Enfin, née pour d'autres buts spéculatifs, créée aux éditions Champ libre en 1974, "Chute libre" s'est délibérément placée sous le signe du scandale et de la provocation, ce qui n'est pas un mal en soi. Par ses couvertures sexuées, ses titres-choc et ses traductions argotiques, cette collection a malheureusement entretenu l'illusion qu'il existait une Science-Fiction inconnue dont elle constituerait le fer de lance. En réalité, si les œuvres de Farmer, Spinrad, Dick et Ballard, dont les noms sont au catalogue d'autres éditeurs, avaient été correctement traduites, le public s'en serait mieux porté.
L'idée d'introduire de la Science-Fiction au milieu des parutions courantes des éditions J'ai lu fut un essai concluant. En effet, alors qu'on comptait traditionnellement vingt mille lecteurs au plus pour un livre du genre, brusquement, en ôtant simplement le label SF, cette collection de poche permit au Monde des Ā d'A.E. van Vogt, livre pourtant difficile, d'atteindre un tirage de 100 000, puis de 200 000 exemplaires. Première réussite qui s'est confirmée avec la publication des grands écrivains du fonds classique, Theodore Sturgeon, Clifford D. Simak, Isaac Asimov, Richard Matheson, d'anthologies des magazines des années 25 et 50, puis de textes plus modernes, Philip K. Dick, Kurt Steiner, Michel Demuth, Dominique Douay. Ce bond en avant des chiffres de vente, ainsi que les efforts faits par ailleurs pour donner au public des romans de haute tenue, sont la cause essentielle du développement de la Science-Fiction en France.

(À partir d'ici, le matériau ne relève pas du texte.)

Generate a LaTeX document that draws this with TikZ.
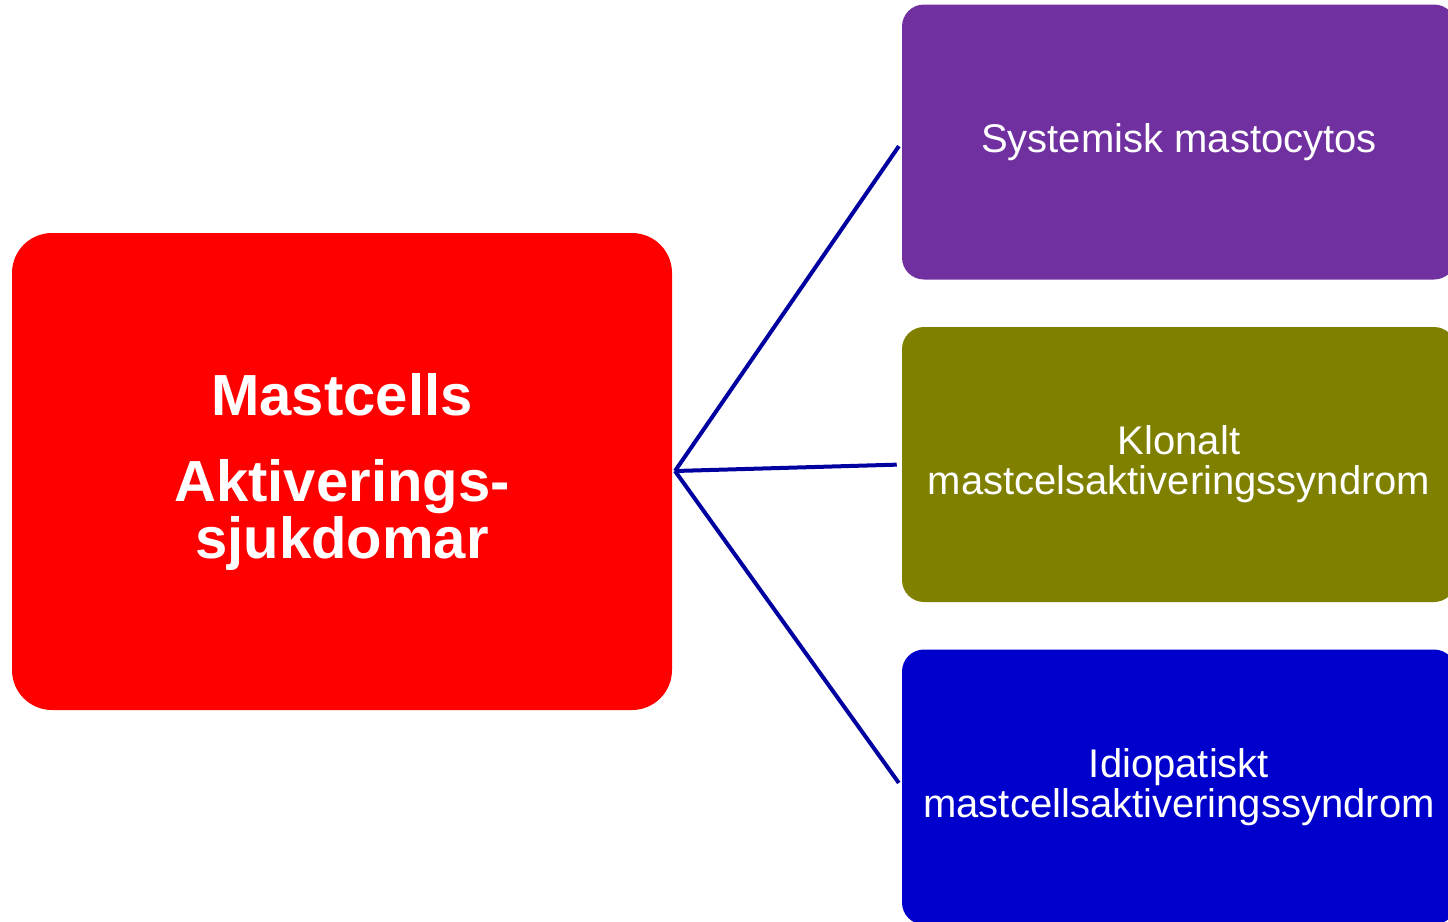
\documentclass[tikz,border=0pt]{standalone}
\usepackage{fontspec}
\setmainfont{Liberation Sans}
\definecolor{redbox}{RGB}{255,0,0}
\definecolor{purplebox}{RGB}{112,48,160}
\definecolor{olivebox}{RGB}{128,128,0}
\definecolor{bluebox}{RGB}{0,0,204}
\definecolor{linkcol}{RGB}{0,0,160}
\tikzset{
  mainbox/.style={rectangle, rounded corners=30pt, fill=redbox, draw=none,
    minimum width=495pt, minimum height=357.75pt, text=white, align=center,
    font=\fontsize{43.5pt}{42.75pt}\selectfont\bfseries},
  subbox/.style={rectangle, rounded corners=16.5pt, draw=none,
    minimum width=415.5pt, minimum height=206.25pt, text=white, align=center,
    font=\fontsize{30pt}{30pt}\selectfont},
  link/.style={draw=linkcol, line width=3pt, shorten >=3.75pt}
}
\begin{document}
\begin{tikzpicture}[x=0.75pt,y=-0.75pt]
\useasboundingbox (0,0) rectangle (1448,921);
\node[mainbox] (main) at (342,471.5) {Mastcells\\[21.75pt]Aktiverings-\\sjukdomar};
\node[subbox, fill=purplebox] (sm) at (1179,142) {Systemisk mastocytos};
\node[subbox, fill=olivebox] (kl) at (1179,464.5) {Klonalt\\mastcelsaktiveringssyndrom};
\node[subbox, fill=bluebox] (id) at (1179,787) {Idiopatiskt\\mastcellsaktiveringssyndrom};
\coordinate (hub) at (675,471);
\draw[link] (hub) -- (sm.west);
\draw[link] (hub) -- (kl.west);
\draw[link] (hub) -- (id.west);
\end{tikzpicture}
\end{document}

La prospérité de J'ai lu a fait tache d'huile. Les éditions Marabout, qui publiaient de la Science-Fiction depuis 1962, augmentèrent la fréquence de leurs parutions, proposant aussi bien des classiques, comme Van Vogt ou Poul Anderson, que des auteurs français anciens comme Ernest Pérochon et José Moselli, ou contemporains comme Daniel Walther.

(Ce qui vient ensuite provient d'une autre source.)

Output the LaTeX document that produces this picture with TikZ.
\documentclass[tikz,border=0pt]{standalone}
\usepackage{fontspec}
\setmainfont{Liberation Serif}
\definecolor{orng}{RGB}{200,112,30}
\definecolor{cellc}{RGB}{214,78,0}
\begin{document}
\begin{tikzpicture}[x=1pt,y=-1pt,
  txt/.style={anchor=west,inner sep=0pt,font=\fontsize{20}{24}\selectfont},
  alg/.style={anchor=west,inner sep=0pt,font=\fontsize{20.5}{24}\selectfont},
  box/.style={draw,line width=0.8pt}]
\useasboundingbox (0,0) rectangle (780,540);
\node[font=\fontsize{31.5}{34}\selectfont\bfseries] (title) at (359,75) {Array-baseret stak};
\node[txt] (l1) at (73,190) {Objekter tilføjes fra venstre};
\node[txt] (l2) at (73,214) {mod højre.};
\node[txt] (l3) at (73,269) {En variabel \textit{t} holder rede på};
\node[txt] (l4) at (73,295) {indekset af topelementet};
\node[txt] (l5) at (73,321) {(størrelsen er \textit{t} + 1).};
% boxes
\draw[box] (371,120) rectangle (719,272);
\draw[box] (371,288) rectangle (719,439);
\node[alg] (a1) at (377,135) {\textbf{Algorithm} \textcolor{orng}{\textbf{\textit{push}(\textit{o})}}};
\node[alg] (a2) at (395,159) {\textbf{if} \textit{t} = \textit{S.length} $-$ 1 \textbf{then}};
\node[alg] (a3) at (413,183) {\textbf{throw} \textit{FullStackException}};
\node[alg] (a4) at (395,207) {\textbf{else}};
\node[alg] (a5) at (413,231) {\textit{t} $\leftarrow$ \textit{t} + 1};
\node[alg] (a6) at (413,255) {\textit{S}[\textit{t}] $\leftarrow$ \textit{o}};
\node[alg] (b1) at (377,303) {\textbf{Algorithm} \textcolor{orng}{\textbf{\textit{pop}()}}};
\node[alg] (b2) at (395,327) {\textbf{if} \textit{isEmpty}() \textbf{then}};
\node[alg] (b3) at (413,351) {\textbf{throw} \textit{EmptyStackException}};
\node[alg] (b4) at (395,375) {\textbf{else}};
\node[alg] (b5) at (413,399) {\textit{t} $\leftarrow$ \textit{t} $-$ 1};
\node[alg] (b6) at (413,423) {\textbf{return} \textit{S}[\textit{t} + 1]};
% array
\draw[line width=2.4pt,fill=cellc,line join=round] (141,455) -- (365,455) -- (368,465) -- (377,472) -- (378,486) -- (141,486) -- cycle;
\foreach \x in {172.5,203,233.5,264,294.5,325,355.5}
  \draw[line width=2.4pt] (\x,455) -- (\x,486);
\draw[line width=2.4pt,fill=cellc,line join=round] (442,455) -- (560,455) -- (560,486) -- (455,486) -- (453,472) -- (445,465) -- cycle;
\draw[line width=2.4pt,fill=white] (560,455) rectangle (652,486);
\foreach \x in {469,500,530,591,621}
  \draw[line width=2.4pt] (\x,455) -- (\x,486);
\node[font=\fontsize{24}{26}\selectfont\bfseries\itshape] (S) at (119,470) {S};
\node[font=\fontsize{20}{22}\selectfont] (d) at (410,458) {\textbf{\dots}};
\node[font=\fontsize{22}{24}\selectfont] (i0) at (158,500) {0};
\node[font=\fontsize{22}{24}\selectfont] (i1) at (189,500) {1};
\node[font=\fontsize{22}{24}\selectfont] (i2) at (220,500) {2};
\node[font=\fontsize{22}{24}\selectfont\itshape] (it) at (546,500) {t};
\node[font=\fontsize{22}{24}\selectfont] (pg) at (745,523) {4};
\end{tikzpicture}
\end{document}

Les éditions du Masque entrèrent dans la ronde en 1974 en proposant des romans d'aventure de bons auteurs américains. Aujourd'hui, le Livre de poche complète cette mosaïque et Presses Pocket s'y apprête, dont les programmes semblent alléchants.
On le voit, par ce bref tour d'horizon des collections de Science-Fiction, dont le nombre vient d'être porté à vingt-cinq, cette littérature s'est développée sur tant de plans différents qu'il paraît aisé de prévoir des changements d'optique à la surface de notre planète littéraire. À moins de s'obstiner à considérer que la Terre est plate.